- [What needs to be done] Give back exactly the lines from the one with "Emit a Python" through the one with "ax.set_axisbelow(True)", inclusive, without the images.

- [Working data]
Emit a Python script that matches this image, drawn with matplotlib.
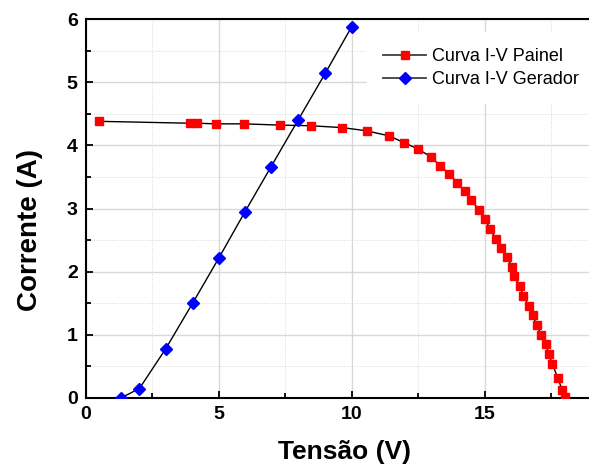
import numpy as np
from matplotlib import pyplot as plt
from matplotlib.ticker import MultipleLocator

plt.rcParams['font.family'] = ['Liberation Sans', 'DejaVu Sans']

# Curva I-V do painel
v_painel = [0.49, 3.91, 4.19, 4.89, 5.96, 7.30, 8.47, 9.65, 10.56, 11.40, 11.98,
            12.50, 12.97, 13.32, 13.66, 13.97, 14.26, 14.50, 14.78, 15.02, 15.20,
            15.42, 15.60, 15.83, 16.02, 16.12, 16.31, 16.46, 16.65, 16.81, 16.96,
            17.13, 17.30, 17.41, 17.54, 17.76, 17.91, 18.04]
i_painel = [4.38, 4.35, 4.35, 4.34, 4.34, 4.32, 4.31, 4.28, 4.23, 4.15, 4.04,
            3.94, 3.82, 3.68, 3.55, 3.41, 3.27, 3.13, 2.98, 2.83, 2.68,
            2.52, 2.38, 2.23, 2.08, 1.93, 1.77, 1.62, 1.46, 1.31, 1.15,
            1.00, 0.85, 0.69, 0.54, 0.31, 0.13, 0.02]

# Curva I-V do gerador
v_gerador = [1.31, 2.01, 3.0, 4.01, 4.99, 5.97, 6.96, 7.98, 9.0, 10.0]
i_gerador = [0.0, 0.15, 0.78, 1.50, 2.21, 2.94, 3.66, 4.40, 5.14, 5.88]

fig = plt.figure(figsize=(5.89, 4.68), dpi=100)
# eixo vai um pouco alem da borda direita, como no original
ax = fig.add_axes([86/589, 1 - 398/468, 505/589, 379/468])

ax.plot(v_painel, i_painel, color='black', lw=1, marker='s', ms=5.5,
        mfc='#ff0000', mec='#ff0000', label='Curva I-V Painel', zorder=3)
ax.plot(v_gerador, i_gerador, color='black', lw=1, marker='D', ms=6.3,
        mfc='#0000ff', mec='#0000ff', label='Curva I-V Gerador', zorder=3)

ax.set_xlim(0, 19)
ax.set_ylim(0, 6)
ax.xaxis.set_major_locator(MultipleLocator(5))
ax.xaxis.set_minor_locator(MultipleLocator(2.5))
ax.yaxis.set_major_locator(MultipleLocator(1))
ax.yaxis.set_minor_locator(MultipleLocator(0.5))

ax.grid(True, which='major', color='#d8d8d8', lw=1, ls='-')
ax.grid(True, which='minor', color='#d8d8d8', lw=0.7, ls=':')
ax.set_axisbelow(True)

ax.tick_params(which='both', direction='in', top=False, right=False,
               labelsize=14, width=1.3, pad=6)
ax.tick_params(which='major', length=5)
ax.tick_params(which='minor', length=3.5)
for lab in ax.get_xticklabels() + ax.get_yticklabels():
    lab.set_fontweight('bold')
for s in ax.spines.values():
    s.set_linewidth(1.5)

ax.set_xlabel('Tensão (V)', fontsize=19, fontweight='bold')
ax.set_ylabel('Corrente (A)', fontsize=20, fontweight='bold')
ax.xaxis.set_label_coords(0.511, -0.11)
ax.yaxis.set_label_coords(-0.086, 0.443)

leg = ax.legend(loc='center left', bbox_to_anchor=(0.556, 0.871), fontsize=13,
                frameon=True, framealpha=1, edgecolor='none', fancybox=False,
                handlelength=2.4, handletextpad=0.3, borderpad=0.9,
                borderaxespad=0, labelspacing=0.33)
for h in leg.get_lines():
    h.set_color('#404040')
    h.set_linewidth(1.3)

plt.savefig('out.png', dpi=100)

--

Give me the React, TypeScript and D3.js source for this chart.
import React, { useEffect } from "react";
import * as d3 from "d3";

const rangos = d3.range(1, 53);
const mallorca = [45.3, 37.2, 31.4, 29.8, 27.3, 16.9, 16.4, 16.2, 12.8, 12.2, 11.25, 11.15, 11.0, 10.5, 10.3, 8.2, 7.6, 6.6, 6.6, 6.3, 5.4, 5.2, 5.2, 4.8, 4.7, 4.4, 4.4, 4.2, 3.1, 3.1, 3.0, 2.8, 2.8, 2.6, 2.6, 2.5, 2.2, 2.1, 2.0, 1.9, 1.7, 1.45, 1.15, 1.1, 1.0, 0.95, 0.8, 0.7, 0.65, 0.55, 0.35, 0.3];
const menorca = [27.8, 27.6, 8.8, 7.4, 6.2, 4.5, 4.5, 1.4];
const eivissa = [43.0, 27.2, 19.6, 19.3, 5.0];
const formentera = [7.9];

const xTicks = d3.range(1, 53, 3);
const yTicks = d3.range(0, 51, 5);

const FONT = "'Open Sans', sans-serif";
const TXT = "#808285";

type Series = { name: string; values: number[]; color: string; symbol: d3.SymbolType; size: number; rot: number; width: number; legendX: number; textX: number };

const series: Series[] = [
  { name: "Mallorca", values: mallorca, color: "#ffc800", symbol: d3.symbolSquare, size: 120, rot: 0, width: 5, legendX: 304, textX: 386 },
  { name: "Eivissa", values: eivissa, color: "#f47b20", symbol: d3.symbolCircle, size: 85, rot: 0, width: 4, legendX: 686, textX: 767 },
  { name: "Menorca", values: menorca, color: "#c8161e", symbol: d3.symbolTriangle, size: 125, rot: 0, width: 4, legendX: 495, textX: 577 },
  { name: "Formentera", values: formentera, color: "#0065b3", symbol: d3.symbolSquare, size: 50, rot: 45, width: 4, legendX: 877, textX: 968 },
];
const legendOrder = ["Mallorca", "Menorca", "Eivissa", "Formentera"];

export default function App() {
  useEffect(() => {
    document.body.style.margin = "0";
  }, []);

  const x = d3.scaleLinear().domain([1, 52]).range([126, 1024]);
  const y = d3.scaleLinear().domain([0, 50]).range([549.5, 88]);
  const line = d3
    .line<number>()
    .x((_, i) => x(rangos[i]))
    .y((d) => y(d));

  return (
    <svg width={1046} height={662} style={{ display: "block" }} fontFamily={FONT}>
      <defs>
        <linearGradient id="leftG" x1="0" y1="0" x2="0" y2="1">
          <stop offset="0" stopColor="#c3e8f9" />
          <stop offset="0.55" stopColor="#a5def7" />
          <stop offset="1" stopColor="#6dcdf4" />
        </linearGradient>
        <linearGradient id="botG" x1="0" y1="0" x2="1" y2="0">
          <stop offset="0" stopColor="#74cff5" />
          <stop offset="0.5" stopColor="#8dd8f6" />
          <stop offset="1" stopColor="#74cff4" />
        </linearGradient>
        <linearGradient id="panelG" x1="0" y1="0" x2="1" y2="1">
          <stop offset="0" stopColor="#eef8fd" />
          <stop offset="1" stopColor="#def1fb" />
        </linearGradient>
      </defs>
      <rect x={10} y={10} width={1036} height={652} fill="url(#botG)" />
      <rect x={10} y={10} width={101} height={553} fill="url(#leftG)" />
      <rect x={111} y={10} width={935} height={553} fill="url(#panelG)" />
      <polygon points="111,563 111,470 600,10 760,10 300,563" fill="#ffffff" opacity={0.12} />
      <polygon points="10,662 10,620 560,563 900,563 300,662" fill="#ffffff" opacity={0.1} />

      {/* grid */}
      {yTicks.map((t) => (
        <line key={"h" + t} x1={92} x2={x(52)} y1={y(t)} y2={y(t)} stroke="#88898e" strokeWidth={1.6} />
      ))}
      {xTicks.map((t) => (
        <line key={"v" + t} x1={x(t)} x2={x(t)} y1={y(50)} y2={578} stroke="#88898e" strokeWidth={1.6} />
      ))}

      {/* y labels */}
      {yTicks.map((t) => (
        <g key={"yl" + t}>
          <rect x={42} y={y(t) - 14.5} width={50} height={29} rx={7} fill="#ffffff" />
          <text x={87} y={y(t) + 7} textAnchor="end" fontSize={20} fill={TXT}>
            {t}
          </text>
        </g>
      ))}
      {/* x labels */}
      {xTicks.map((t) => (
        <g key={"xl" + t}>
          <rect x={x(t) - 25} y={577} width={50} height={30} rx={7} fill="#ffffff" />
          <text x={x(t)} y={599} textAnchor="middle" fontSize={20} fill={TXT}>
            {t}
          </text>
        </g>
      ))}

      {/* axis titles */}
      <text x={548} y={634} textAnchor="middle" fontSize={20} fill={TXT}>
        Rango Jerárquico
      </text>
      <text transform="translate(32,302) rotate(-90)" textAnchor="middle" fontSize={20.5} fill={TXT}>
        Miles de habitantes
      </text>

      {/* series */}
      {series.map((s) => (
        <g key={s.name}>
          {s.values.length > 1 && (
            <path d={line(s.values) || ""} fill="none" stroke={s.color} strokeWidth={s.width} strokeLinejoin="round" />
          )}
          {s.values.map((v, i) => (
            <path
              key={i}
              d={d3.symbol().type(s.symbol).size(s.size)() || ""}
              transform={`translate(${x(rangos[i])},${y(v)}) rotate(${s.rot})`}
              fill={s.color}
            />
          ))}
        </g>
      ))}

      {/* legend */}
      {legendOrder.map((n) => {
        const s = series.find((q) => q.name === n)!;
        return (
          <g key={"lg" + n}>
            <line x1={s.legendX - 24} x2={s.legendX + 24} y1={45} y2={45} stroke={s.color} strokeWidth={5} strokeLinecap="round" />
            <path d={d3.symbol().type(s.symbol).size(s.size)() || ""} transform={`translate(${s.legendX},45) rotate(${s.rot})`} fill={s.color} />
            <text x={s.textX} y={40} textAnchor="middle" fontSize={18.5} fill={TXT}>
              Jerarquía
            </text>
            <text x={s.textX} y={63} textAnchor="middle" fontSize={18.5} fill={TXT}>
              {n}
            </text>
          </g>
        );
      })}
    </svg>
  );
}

==

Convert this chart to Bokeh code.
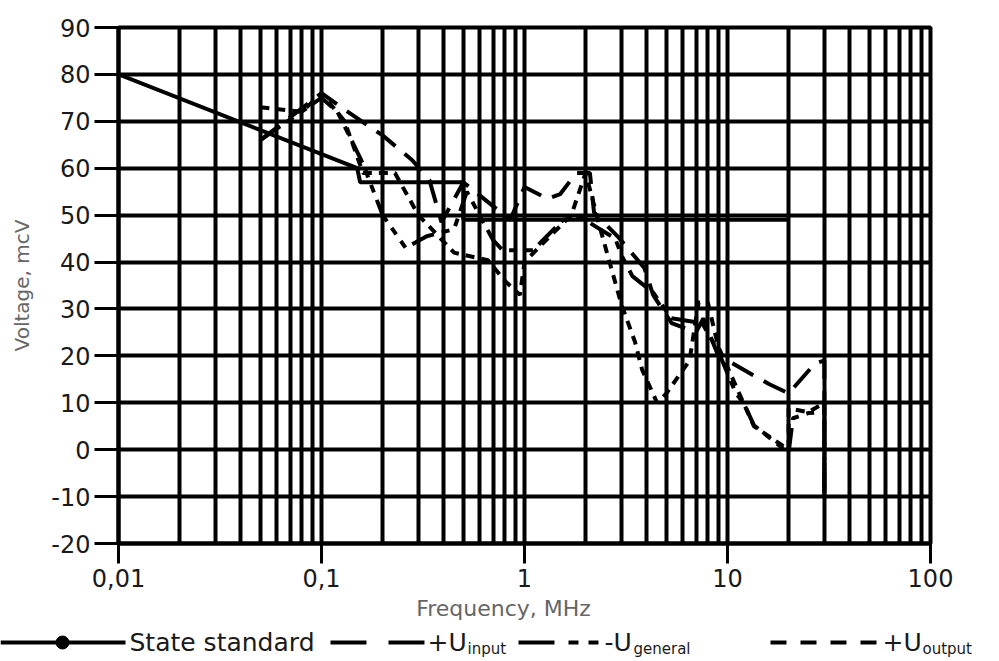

- [Solution to the exercise]
Emit a Python script that matches this image, drawn with matplotlib.
import numpy as np
from matplotlib import pyplot as plt
from matplotlib.ticker import MultipleLocator

plt.rcParams['font.family'] = ['Liberation Sans', 'DejaVu Sans']

# Curva I-V do painel
v_painel = [0.49, 3.91, 4.19, 4.89, 5.96, 7.30, 8.47, 9.65, 10.56, 11.40, 11.98,
            12.50, 12.97, 13.32, 13.66, 13.97, 14.26, 14.50, 14.78, 15.02, 15.20,
            15.42, 15.60, 15.83, 16.02, 16.12, 16.31, 16.46, 16.65, 16.81, 16.96,
            17.13, 17.30, 17.41, 17.54, 17.76, 17.91, 18.04]
i_painel = [4.38, 4.35, 4.35, 4.34, 4.34, 4.32, 4.31, 4.28, 4.23, 4.15, 4.04,
            3.94, 3.82, 3.68, 3.55, 3.41, 3.27, 3.13, 2.98, 2.83, 2.68,
            2.52, 2.38, 2.23, 2.08, 1.93, 1.77, 1.62, 1.46, 1.31, 1.15,
            1.00, 0.85, 0.69, 0.54, 0.31, 0.13, 0.02]

# Curva I-V do gerador
v_gerador = [1.31, 2.01, 3.0, 4.01, 4.99, 5.97, 6.96, 7.98, 9.0, 10.0]
i_gerador = [0.0, 0.15, 0.78, 1.50, 2.21, 2.94, 3.66, 4.40, 5.14, 5.88]

fig = plt.figure(figsize=(5.89, 4.68), dpi=100)
# eixo vai um pouco alem da borda direita, como no original
ax = fig.add_axes([86/589, 1 - 398/468, 505/589, 379/468])

ax.plot(v_painel, i_painel, color='black', lw=1, marker='s', ms=5.5,
        mfc='#ff0000', mec='#ff0000', label='Curva I-V Painel', zorder=3)
ax.plot(v_gerador, i_gerador, color='black', lw=1, marker='D', ms=6.3,
        mfc='#0000ff', mec='#0000ff', label='Curva I-V Gerador', zorder=3)

ax.set_xlim(0, 19)
ax.set_ylim(0, 6)
ax.xaxis.set_major_locator(MultipleLocator(5))
ax.xaxis.set_minor_locator(MultipleLocator(2.5))
ax.yaxis.set_major_locator(MultipleLocator(1))
ax.yaxis.set_minor_locator(MultipleLocator(0.5))

ax.grid(True, which='major', color='#d8d8d8', lw=1, ls='-')
ax.grid(True, which='minor', color='#d8d8d8', lw=0.7, ls=':')
ax.set_axisbelow(True)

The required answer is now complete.